Exclusive: After setbacks, Motiva refinery faces lengthy 2014 work - sources
The biggest U.S. oil refinery could shut its main crude distillation unit for up to three months next year to replace a vibrating pipe that prevents the 325,000 barrel per day (bpd) unit from running at full capacity, sources familiar with operations said
That would be another blow to the Motiva Enterprises , 600,000 bpd plant since the $10 billion refinery, in Port Arthur, Texas, opened last year. Motiva is owned by Royal Dutch Shell and Saudi Aramco .
"In keeping with our disclosure policy, we cannot provide detail on the timing of maintenance at specific units, or how long it will take to complete maintenance activities," a Shell official said.

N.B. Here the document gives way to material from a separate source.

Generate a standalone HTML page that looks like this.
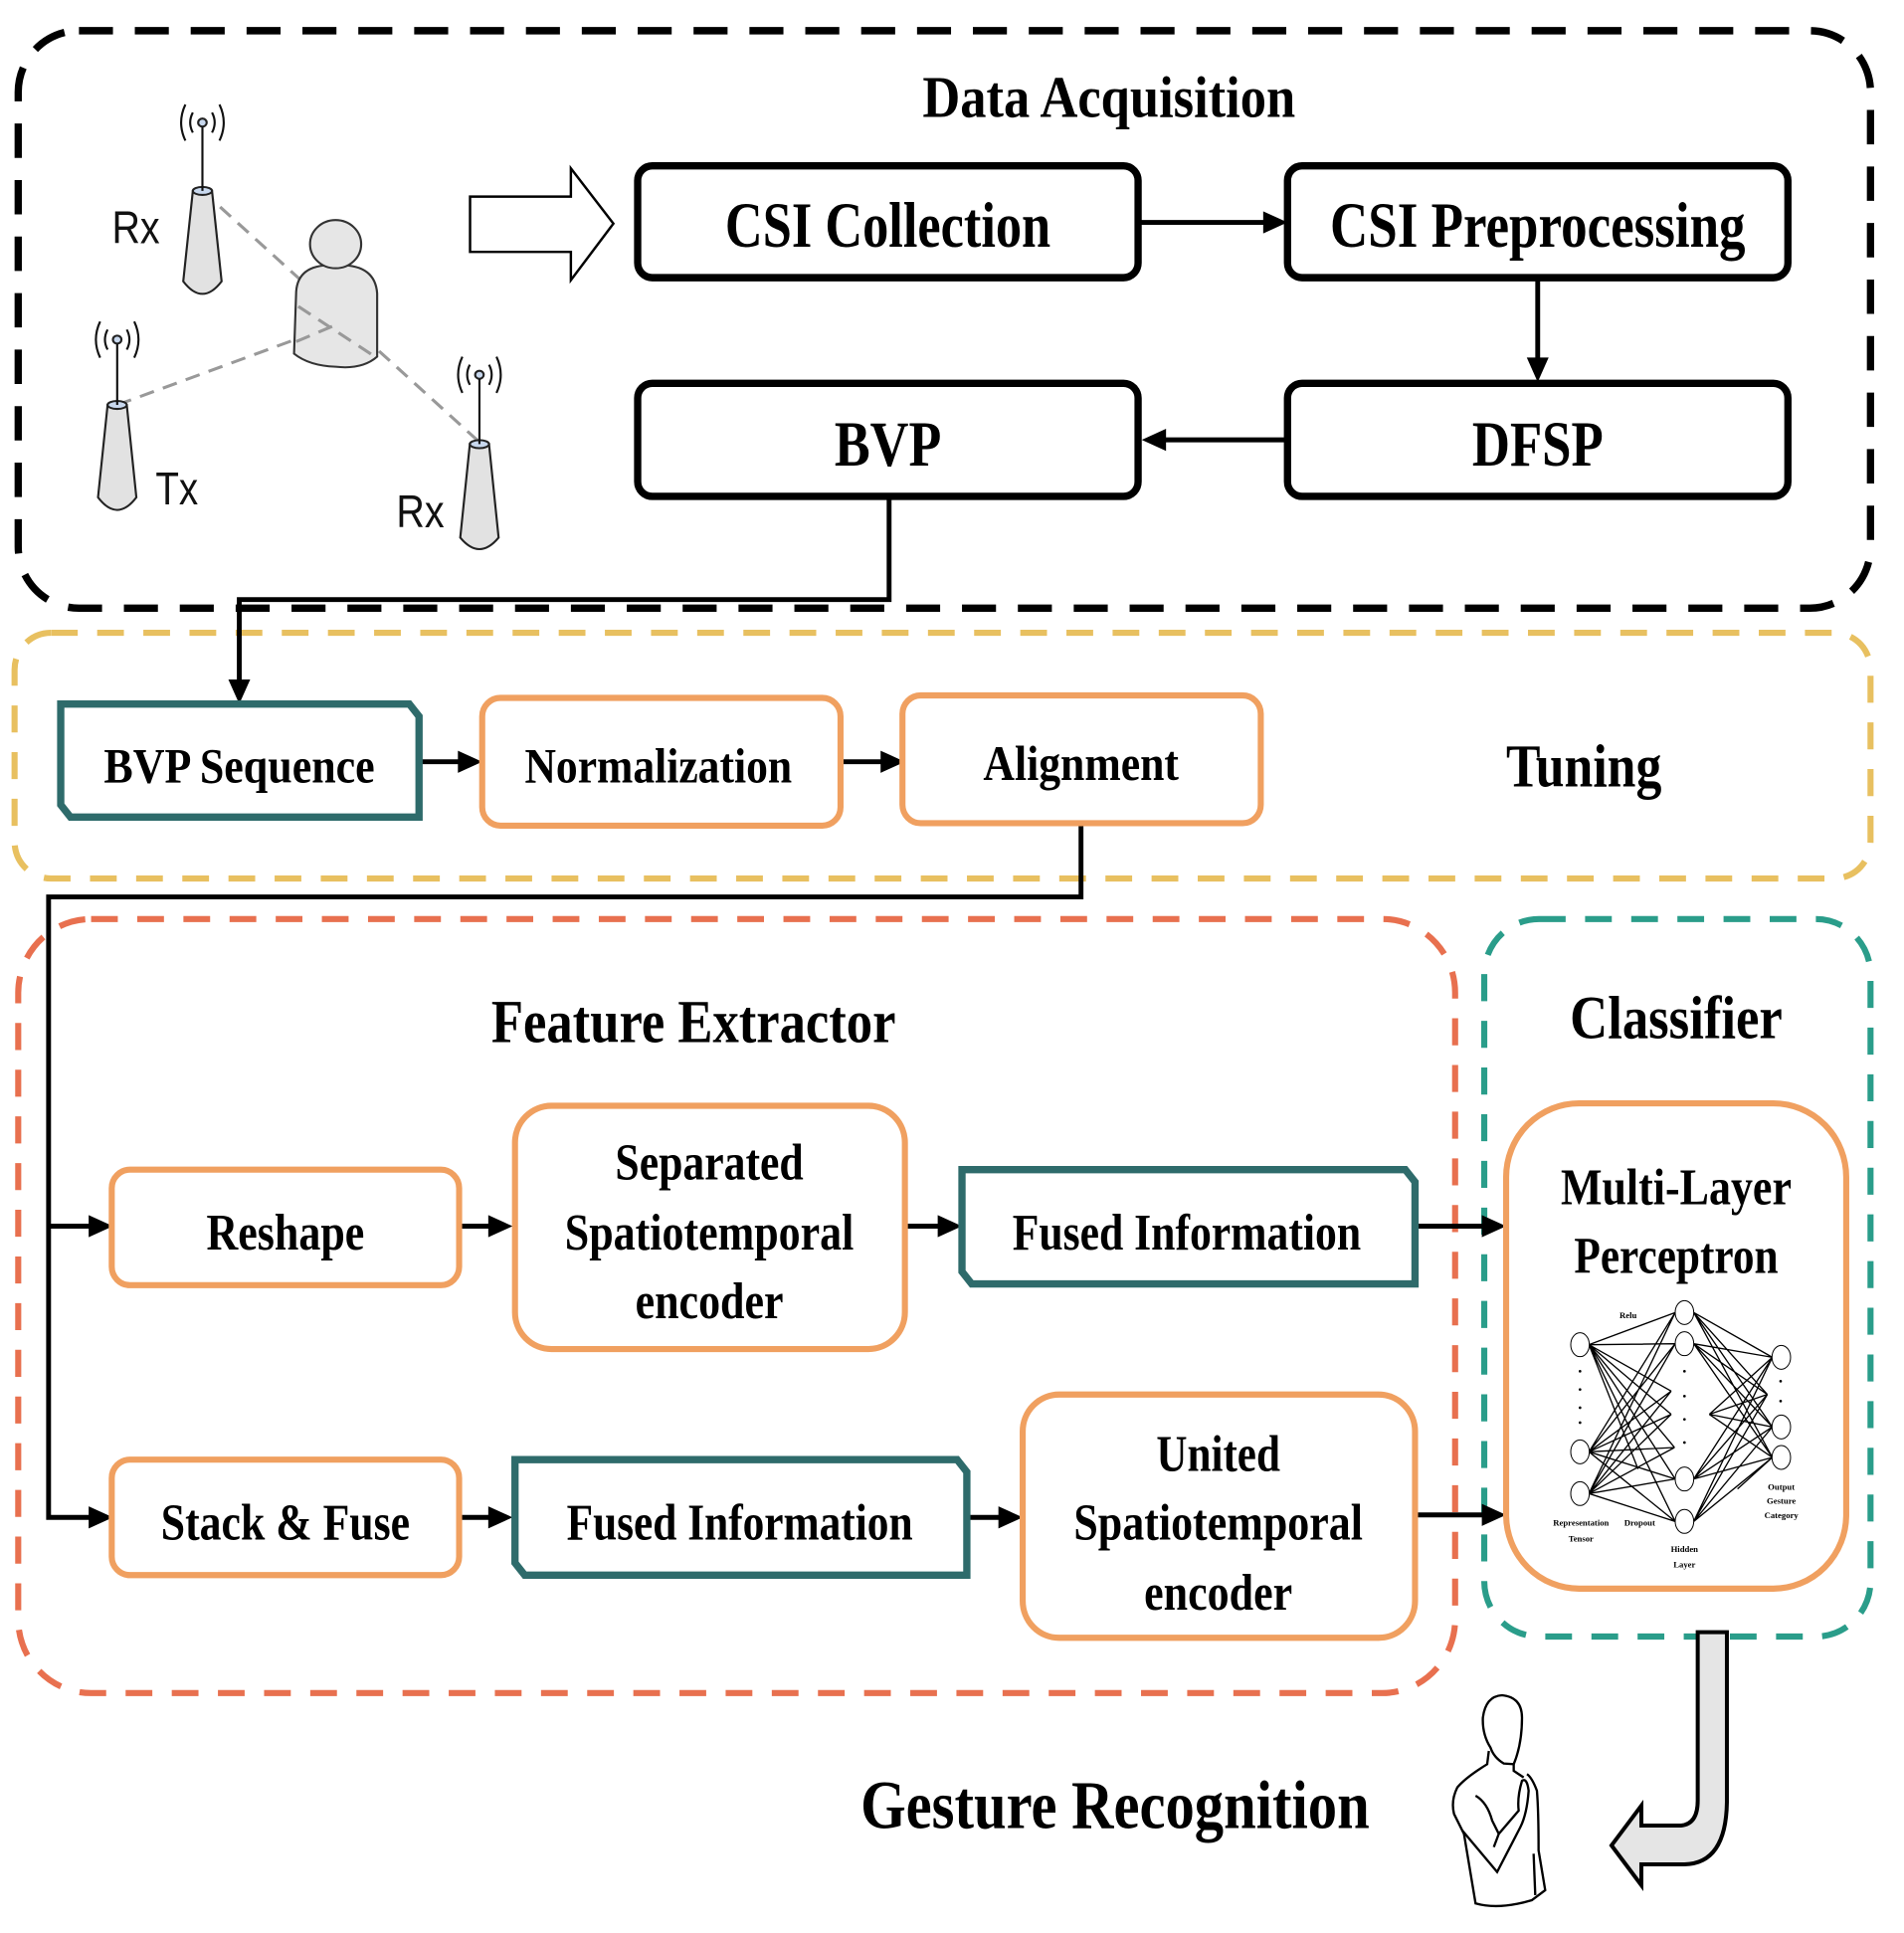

The fall of 2014 is likely the earliest time repair work could be carried out on the 16-inch pipe, which moves crude in the refinery's main unit, the VPS-5 unit, and suffers from excessive vibration, according to the sources.
This means the refinery would be without its main crude unit just as markets seek to build up inventories of distillate ahead of winter.
"It will have to be a larger pipe," said one of the sources. "It will be a fix of the fix they made after the caustic leak," said the source, referring to repairs following from a chemical leak in mid-2012.
The refinery has faced numerous problems.
Last year, it was forced to shut the main unit, the centerpiece of the massive expansion that made Port Arthur the biggest U.S. plant, for seven and a half months of work after a small chemical spill of undiluted caustic sodium hydroxide into the system that pitted and cracked thousands of feet of stainless steel pipe.
VPS-5 has only reached its rated capacity of 325,000 bpd one time and rarely run above 300,000 bpd. Most often it runs between 250,000 bpd and 280,000 bpd, and rates are next expected to go beyond that until the pipe is replaced, sources said, due to the vibrations caused by running at full throttle.
The vibration can cause leaks on the pipe, which had already been replaced once due to the caustic spill.
Plans to boost the crude unit's capacity by 20 percent by improving its efficiency were scrapped in March due to the pipe vibrations.
Replacement of the pipe would come after the refinery moves past two fires last week that shut three units.
Those fires, which affected a hydrocracker and a sulfur recovery unit, will take at least two weeks to recover from, sources said. The second fire prompted the idling of the main distillation unit called VPS-5 but did not damage it.